Larry laughs. He sounds like he sounded in The Return of the Earl of Epsilon Eridani. “Even if the process has something unorthodox about it, why avoid mixing your soul self with that of a distinguished man you liked?”
I don’t answer this windy ask. Instead, I say, “Why did he have to die, Mister Larry?”
“Greta, he didn’t have much choice. Somebody killed him.”
Every ‘day’ I stay up-phase. Every day I study and try to understand what’s happening on Kalachakra, and how the late Dalai Lama, at swim in my soul, has slipped his bhava, “becoming again,” into my bhava, or “becoming now,” and so has become a thing old and new at the same time.
Larry tells me just to imagine one candle lighting off another (even though you’d be crazy to light anything inside a starship), but my candle was already lit before the last Lama’s got snuffed, and I never even smelt it go out. Larry laughs and says His Dead Holiness’s flame was “never quenched, but did go dim during its forty-nine-day voyage to bardo.” Bardo, I think, must look like a fish tank that the soul tries to swim in even with nothing in it.
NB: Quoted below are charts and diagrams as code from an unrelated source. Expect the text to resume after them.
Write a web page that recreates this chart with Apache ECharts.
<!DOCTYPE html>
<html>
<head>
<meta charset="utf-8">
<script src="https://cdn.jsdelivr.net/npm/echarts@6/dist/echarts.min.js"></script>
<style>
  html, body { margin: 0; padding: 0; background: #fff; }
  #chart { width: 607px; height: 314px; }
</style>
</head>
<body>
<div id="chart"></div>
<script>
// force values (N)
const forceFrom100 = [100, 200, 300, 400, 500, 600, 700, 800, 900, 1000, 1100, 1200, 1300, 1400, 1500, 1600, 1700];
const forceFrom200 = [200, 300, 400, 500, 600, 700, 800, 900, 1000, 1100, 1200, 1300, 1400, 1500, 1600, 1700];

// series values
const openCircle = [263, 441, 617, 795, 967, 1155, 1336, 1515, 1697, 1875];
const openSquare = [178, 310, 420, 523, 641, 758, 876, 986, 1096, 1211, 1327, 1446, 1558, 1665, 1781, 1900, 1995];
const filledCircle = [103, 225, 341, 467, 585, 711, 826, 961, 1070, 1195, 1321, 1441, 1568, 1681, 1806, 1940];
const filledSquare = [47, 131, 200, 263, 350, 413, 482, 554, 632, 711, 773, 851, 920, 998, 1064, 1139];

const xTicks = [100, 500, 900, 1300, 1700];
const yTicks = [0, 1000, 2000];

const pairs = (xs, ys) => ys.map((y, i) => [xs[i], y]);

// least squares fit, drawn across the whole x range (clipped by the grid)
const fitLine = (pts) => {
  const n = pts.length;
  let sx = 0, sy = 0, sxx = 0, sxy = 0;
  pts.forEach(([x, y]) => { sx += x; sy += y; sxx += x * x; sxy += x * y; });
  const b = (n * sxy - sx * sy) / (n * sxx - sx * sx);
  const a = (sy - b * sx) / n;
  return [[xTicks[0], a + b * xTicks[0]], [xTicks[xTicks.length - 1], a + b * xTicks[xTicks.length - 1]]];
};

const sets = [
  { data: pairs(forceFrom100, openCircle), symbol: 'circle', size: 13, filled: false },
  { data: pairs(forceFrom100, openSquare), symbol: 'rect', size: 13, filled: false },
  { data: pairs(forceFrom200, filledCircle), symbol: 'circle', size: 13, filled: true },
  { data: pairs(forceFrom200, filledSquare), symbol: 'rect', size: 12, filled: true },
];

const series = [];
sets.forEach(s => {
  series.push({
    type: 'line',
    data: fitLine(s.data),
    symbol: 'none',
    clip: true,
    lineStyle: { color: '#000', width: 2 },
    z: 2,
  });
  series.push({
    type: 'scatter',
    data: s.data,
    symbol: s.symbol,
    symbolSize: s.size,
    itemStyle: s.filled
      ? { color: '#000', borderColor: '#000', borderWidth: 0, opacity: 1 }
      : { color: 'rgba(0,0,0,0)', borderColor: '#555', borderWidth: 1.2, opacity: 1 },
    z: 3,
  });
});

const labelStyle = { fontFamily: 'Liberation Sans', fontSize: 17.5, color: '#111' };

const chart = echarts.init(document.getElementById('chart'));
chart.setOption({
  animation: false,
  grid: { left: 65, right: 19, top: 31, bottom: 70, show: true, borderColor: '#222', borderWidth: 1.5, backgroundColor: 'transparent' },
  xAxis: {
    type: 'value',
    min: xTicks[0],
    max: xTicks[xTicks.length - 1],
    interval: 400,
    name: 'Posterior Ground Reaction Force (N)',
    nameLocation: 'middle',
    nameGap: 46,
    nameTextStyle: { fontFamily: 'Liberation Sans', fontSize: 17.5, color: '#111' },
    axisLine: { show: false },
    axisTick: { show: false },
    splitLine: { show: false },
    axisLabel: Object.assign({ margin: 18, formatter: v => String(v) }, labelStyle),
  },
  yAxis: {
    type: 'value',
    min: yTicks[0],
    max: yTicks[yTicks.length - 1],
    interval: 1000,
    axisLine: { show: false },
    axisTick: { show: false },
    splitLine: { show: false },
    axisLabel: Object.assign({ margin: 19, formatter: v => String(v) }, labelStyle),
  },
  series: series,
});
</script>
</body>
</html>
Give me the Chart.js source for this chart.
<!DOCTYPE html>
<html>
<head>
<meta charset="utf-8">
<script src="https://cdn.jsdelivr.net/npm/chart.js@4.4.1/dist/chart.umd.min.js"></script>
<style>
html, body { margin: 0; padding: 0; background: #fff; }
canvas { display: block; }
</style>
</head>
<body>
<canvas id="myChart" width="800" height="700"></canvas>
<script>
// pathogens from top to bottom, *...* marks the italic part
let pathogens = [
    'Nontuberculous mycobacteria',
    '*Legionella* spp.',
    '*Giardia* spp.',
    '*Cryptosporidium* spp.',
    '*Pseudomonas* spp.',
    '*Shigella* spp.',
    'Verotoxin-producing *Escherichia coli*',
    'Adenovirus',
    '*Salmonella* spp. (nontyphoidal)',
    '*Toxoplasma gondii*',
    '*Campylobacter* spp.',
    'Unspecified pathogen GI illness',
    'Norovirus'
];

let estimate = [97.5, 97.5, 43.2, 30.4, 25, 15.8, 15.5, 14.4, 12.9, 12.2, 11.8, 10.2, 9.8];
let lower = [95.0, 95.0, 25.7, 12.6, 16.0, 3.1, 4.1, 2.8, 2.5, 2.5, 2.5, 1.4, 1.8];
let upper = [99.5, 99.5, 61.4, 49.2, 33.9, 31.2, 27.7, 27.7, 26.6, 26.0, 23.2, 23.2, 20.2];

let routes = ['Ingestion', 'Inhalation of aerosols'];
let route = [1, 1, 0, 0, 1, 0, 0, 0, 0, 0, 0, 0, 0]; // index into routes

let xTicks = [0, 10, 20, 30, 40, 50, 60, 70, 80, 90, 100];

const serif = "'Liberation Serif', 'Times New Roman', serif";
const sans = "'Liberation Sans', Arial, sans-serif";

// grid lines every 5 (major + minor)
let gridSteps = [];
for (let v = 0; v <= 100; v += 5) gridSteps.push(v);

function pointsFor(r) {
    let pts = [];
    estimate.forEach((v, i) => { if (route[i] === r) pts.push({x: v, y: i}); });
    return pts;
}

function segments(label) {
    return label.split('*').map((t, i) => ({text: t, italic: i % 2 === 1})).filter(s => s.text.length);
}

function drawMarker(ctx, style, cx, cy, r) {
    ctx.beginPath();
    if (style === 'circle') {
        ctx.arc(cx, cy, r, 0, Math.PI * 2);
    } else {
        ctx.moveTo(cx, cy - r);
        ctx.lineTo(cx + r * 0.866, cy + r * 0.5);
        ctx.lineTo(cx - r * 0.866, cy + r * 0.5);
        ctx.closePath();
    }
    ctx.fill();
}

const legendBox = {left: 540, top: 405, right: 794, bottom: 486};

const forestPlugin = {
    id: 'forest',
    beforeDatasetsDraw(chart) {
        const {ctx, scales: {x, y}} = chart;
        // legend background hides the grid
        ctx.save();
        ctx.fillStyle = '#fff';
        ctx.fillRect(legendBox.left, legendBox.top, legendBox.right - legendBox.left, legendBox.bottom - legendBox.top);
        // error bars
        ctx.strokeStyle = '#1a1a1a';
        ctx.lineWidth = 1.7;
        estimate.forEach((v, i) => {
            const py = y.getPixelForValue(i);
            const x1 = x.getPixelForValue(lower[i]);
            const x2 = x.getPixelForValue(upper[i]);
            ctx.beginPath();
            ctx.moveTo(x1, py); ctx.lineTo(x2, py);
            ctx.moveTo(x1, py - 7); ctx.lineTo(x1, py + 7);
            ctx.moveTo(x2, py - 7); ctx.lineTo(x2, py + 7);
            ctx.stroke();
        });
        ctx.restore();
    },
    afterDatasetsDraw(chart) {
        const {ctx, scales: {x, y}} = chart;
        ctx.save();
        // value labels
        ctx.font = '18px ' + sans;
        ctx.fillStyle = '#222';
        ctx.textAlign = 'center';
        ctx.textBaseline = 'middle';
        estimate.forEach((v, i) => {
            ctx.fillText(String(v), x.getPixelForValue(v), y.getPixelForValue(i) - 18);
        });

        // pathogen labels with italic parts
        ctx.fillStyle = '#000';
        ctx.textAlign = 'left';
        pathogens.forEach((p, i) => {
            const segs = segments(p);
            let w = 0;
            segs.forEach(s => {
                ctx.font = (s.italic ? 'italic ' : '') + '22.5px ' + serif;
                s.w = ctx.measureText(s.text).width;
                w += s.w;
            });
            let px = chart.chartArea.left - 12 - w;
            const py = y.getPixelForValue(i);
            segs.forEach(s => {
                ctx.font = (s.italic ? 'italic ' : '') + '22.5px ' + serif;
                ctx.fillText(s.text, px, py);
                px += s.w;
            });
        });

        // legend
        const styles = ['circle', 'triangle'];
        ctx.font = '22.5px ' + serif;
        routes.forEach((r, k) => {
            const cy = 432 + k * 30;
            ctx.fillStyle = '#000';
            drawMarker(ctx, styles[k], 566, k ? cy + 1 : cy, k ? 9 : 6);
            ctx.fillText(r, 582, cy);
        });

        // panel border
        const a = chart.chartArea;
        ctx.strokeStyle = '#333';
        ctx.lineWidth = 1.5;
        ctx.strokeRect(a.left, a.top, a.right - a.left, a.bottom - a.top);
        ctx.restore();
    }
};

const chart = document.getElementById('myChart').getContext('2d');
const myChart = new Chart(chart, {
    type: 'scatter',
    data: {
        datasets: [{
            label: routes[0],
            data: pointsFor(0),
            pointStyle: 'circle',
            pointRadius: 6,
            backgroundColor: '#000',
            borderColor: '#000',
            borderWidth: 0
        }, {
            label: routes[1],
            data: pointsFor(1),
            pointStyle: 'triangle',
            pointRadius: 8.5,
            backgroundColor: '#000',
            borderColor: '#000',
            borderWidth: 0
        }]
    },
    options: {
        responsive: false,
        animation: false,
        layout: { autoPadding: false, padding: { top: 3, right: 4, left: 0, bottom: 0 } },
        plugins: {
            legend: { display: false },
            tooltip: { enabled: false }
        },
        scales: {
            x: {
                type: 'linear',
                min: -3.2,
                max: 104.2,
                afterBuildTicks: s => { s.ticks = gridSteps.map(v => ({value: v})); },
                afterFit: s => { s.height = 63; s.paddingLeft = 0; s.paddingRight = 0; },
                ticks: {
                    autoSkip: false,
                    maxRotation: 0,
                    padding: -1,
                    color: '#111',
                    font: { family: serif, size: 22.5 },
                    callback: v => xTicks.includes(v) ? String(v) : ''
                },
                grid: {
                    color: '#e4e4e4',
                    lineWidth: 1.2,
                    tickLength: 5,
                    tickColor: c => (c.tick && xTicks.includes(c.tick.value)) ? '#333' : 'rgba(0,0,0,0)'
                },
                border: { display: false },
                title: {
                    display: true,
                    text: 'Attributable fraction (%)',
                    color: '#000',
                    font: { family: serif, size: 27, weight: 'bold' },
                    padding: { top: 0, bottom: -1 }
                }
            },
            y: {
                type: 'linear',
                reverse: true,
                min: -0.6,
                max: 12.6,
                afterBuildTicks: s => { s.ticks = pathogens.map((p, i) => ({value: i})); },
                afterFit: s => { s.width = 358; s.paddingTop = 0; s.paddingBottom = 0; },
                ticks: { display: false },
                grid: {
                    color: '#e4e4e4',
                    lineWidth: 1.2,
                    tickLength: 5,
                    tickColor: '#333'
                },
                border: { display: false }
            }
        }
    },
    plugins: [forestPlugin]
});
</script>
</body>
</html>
Up-phase, I learn more about Kalachakra. I don’t need my tutor-guy. I wander all about, between study and tutoring times. When the artificial-grav cuts off, as it does a lot, I float my ghost self into bays and nooks everywhere.
Our ship has a crazy bigness, like a tunnel turning through star-smeared space, like a train of railroad cars humming through the Empty Vast without any hum. I saw such trains in my hypnoloading sleeps. Now I peep them as spectals and mini-holos and even palm pix.
Larry likes for me to do that too. He says anything ‘fusty and fun’ is OK by him, if it tutors me well. And I don’t need him to help me twig when I snoop Kalachakra. I learn by drifting, floating, swimming, counting, and just by asking ghosts what I wish to know.